Moore faces other challenges. When Premiere launched in 1999, the U.S. corporate-housing market was growing by double digits. Since then, companies have been shedding apartments in response to declining demand. (Inventory is highly liquid because 70% of all units are held by short-term leases.) According to the U.S.-based Corporate Housing Providers Association, U.S. inventory dropped by 12% in 2001 and 7% in 2002, leaving roughly 70,000 executive-stay units south of the border. No one tracks the industry in Canada, but Vincent guesses at least 10,000 corporate apartments dot the country, and he’s certain there’s a glut in Vancouver, Toronto and Montreal: “It’s a market-share game right now.”
Moore craves the contest: “A true entrepreneur takes business away from someone else in a very professional manner.” Premiere has the advantage of its multi-city network, which is about to grow into Edmonton and Ottawa.
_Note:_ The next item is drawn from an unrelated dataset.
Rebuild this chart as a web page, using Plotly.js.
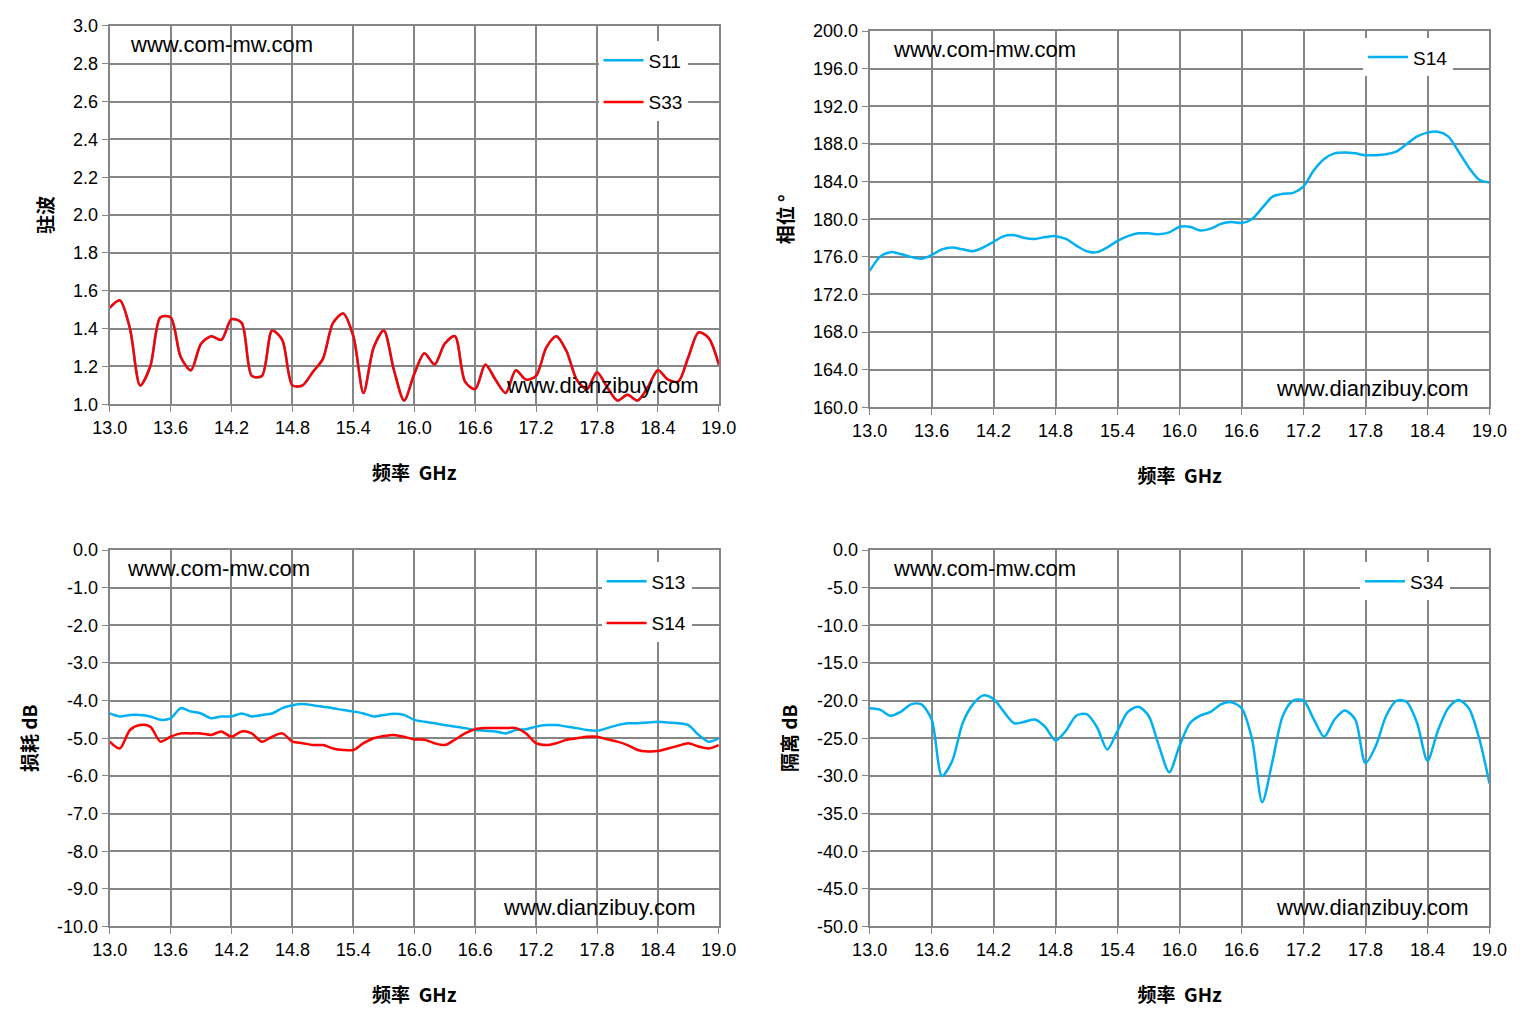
<!DOCTYPE html>
<html><head><meta charset="utf-8">
<script src="https://cdn.plot.ly/plotly-3.0.1.min.js"></script>
<style>body{margin:0;background:#fff}#c{width:1523px;height:1034px}</style>
</head><body><div id="c"></div>
<script>
// frequency axis, 13.0 .. 19.0 GHz in 0.1 steps
const freq = [];
for (let i = 0; i <= 60; i++) freq.push(+(13 + i * 0.1).toFixed(1));
const freqTicks = [13.0,13.6,14.2,14.8,15.4,16.0,16.6,17.2,17.8,18.4,19.0];

const vswrS33 = [1.51,1.55,1.40,1.10,1.20,1.46,1.46,1.25,1.18,1.32,1.36,1.34,1.45,1.43,1.15,1.15,1.39,1.34,1.10,1.10,1.17,1.24,1.43,1.48,1.36,1.06,1.30,1.39,1.18,1.02,1.16,1.27,1.21,1.32,1.36,1.12,1.08,1.21,1.13,1.06,1.18,1.13,1.15,1.30,1.36,1.28,1.13,1.08,1.17,1.09,1.02,1.05,1.02,1.09,1.18,1.13,1.12,1.25,1.38,1.35,1.21];
const vswrS11 = vswrS33.slice();
const phaseS14 = [174.5,176,176.5,176.3,176,175.8,176.2,176.8,177,176.8,176.6,177,177.6,178.2,178.3,178,177.9,178.1,178.2,177.9,177.2,176.6,176.5,177,177.7,178.2,178.5,178.5,178.4,178.6,179.2,179.2,178.8,179,179.5,179.7,179.6,180,181.2,182.4,182.7,182.8,183.5,185.2,186.4,187,187.1,187,186.8,186.8,186.9,187.2,188,188.8,189.2,189.3,188.8,187.2,185.5,184.2,183.9];
const lossS13 = [-4.34,-4.42,-4.38,-4.38,-4.42,-4.51,-4.47,-4.20,-4.29,-4.34,-4.47,-4.42,-4.42,-4.34,-4.42,-4.38,-4.34,-4.20,-4.12,-4.09,-4.12,-4.16,-4.20,-4.25,-4.29,-4.34,-4.42,-4.38,-4.35,-4.38,-4.51,-4.56,-4.60,-4.65,-4.69,-4.73,-4.78,-4.80,-4.82,-4.87,-4.78,-4.76,-4.69,-4.65,-4.65,-4.69,-4.73,-4.78,-4.80,-4.73,-4.65,-4.60,-4.60,-4.58,-4.56,-4.58,-4.60,-4.65,-4.91,-5.09,-5.00];
const lossS14 = [-5.09,-5.27,-4.78,-4.65,-4.69,-5.09,-4.96,-4.87,-4.87,-4.87,-4.91,-4.82,-4.96,-4.82,-4.87,-5.09,-4.96,-4.87,-5.09,-5.13,-5.18,-5.18,-5.27,-5.31,-5.31,-5.13,-5.00,-4.94,-4.91,-4.96,-5.03,-5.04,-5.13,-5.18,-5.04,-4.87,-4.76,-4.73,-4.73,-4.73,-4.73,-4.87,-5.13,-5.18,-5.13,-5.04,-5.00,-4.96,-4.96,-5.03,-5.09,-5.18,-5.31,-5.35,-5.34,-5.27,-5.20,-5.13,-5.22,-5.27,-5.18];
const isoS34 = [-21,-21.2,-22,-21.5,-20.5,-20.5,-22.5,-30,-28,-23,-20.5,-19.3,-19.8,-21.5,-23,-22.8,-22.5,-23.5,-25.3,-24,-22,-21.8,-23.5,-26.5,-24,-21.5,-20.8,-22,-26,-29.5,-26,-23,-22,-21.5,-20.5,-20.2,-21,-25,-33.5,-28,-22,-20,-20,-22.5,-24.8,-22.5,-21.3,-22.5,-28.3,-26,-22,-20,-20.2,-23,-28,-24,-21,-19.9,-21,-25,-31];

const BLUE = '#00b0f0', RED = '#ff0000', GRID = '#868686';
const tickFont = {family: 'Liberation Sans, Arial', size: 18, color: '#000'};
const titleFont = {family: 'Noto Sans CJK SC', size: 19, color: '#000'};

// tick labels with plain hyphen minus, as in the original
function ticks(lo, hi, step) {
  const v = [];
  for (let t = lo; t <= hi + 1e-9; t += step) v.push(+t.toFixed(2));
  return v;
}

function xax(domain, anchor) {
  return {domain, anchor, range: [13, 19], tickvals: freqTicks, ticktext: freqTicks.map(t => t.toFixed(1)),
    showgrid: true, gridcolor: GRID, gridwidth: 2, showline: true, linecolor: GRID, linewidth: 2,
    mirror: true, ticks: 'outside', ticklen: 6, tickcolor: GRID, zeroline: false, tickfont: tickFont,
    title: {text: '<b>频率  GHz</b>', font: titleFont, standoff: 30}};
}
function yax(domain, anchor, lo, hi, step, text) {
  const tv = ticks(lo, hi, step);
  return {domain, anchor, range: [lo, hi], tickvals: tv, ticktext: tv.map(t => t.toFixed(1)),
    showgrid: true, gridcolor: GRID, gridwidth: 2, showline: true, linecolor: GRID, linewidth: 2,
    mirror: true, ticks: 'outside', ticklen: 6, tickcolor: GRID, zeroline: false, tickfont: tickFont,
    title: {text: '<b>' + text + '</b>', font: titleFont, standoff: 14}};
}
const XL = [0.072, 0.472], XR = [0.571, 0.978];
const YTL = [0.609, 0.975], YTR = [0.606, 0.970], YB = [0.104, 0.468];

const line = (x, y, xa, ya, name, color, legend) => ({x, y, xaxis: xa, yaxis: ya, name, legend,
  legendgroup: name + ya, type: 'scatter', mode: 'lines',
  line: {color, width: 2.5, shape: 'spline', smoothing: 0.8}});

const traces = [
  line(freq, vswrS11, 'x', 'y', 'S11', BLUE, 'legend'),
  line(freq, vswrS33, 'x', 'y', 'S33', RED, 'legend'),
  line(freq, phaseS14, 'x2', 'y2', 'S14', BLUE, 'legend2'),
  line(freq, lossS13, 'x3', 'y3', 'S13', BLUE, 'legend3'),
  line(freq, lossS14, 'x3', 'y3', 'S14', RED, 'legend3'),
  line(freq, isoS34, 'x4', 'y4', 'S34', BLUE, 'legend4'),
];

const lg = (x, y) => ({x, y, xanchor: 'left', yanchor: 'top', bgcolor: '#fff', borderwidth: 0,
  font: {family: 'Liberation Sans, Arial', size: 19, color: '#000'}, tracegroupgap: 14, itemwidth: 40});

const wm = (xref, yref, x, y, text, xanchor) => ({xref, yref, x, y, text, xanchor, yanchor: 'middle',
  showarrow: false, font: {family: 'Liberation Sans, Arial', size: 22, color: '#000'}});

const layout = {
  width: 1523, height: 1034, margin: {l: 0, r: 0, t: 0, b: 0},
  paper_bgcolor: '#fff', plot_bgcolor: '#fff', showlegend: true,
  xaxis: xax(XL, 'y'), yaxis: yax(YTL, 'x', 1, 3, 0.2, '驻波'),
  xaxis2: xax(XR, 'y2'), yaxis2: yax(YTR, 'x2', 160, 200, 4, '相位 °'),
  xaxis3: xax(XL, 'y3'), yaxis3: yax(YB, 'x3', -10, 0, 1, '损耗 dB'),
  xaxis4: xax(XR, 'y4'), yaxis4: yax(YB, 'x4', -50, 0, 5, '隔离 dB'),
  legend: lg(0.393, 0.96), legend2: lg(0.895, 0.963), legend3: lg(0.395, 0.456),
  legend4: lg(0.893, 0.456),
  annotations: [
    wm('x domain', 'y domain', 0.03, 0.95, 'www.com-mw.com', 'left'),
    wm('x domain', 'y domain', 0.97, 0.05, 'www.dianzibuy.com', 'right'),
    wm('x2 domain', 'y2 domain', 0.035, 0.95, 'www.com-mw.com', 'left'),
    wm('x2 domain', 'y2 domain', 0.97, 0.05, 'www.dianzibuy.com', 'right'),
    wm('x3 domain', 'y3 domain', 0.025, 0.95, 'www.com-mw.com', 'left'),
    wm('x3 domain', 'y3 domain', 0.965, 0.05, 'www.dianzibuy.com', 'right'),
    wm('x4 domain', 'y4 domain', 0.035, 0.95, 'www.com-mw.com', 'left'),
    wm('x4 domain', 'y4 domain', 0.97, 0.05, 'www.dianzibuy.com', 'right'),
  ],
};
Plotly.newPlot('c', traces, layout, {staticPlot: true});
</script></body></html>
Bridgestreet is the only player with a significant multi-city presence in Canada, and it’s not likely to expand. Vincent says U.S. firms see Canada as a small opportunity made less inviting by our traditionally longer lease periods, which reduce liquidity.
Clearly, Moore is more concerned with adding inventory than cutting it. In fact, Premiere is now building from the ground up. In Moncton, for instance, Premiere is erecting a 24-unit apartment complex at a cost of $3 million. Starting from scratch, says Moore, allows you to customize units to the needs of the business traveler and concentrates inventory, reducing travel between apartments by housekeepers and the like. Moore is also diversifying, converting historic inns and B&Bs into extended-stay hotels that appeal to upper-crust travelers, and is planning a new brand that will offer fewer amenities at prices friendly to lower budgets.
But most important to Moore is great service — and that’s where all the love comes in. In AMJ’s early years, Moore bonded with front-line movers by regularly working on the trucks. He doesn’t clean apartments these days, but he does meet with each of his Halifax employees every month. In September, they cruised Halifax Harbour in a 36-foot sailboat. Other offices hold monthly events, such as pot-luck lunches or ski trips. The partners meet several times a year to discuss the business, and once a year all senior managers and salespeople attend a national three-day convention where they bond and talk shop. “The day you stop reinforcing is the day people stop believing,” says Moore. “There’s always this danger that, as you grow bigger, you’ll lose that caring nature. But we try to create a family environment.”
Culture-building is made a little easier by recruiting the right people in the first place. As at AMJ, Moore partners only with people he’s been able to evaluate over time. More AMJ and ex-AMJ people are on his radar, and he’s examining potential partnerships with some proven hoteliers. Moore believes that if his senior people have the right stuff, they’ll attract and retain people of the same cloth.
Is all of it enough to help Moore strike it rich again? Moore’s opinion is unequivocal. “Nobody knows about the corporate apartments industry, but they will soon,” he booms. “Not only will people across Canada know this industry, but they’ll know our name.”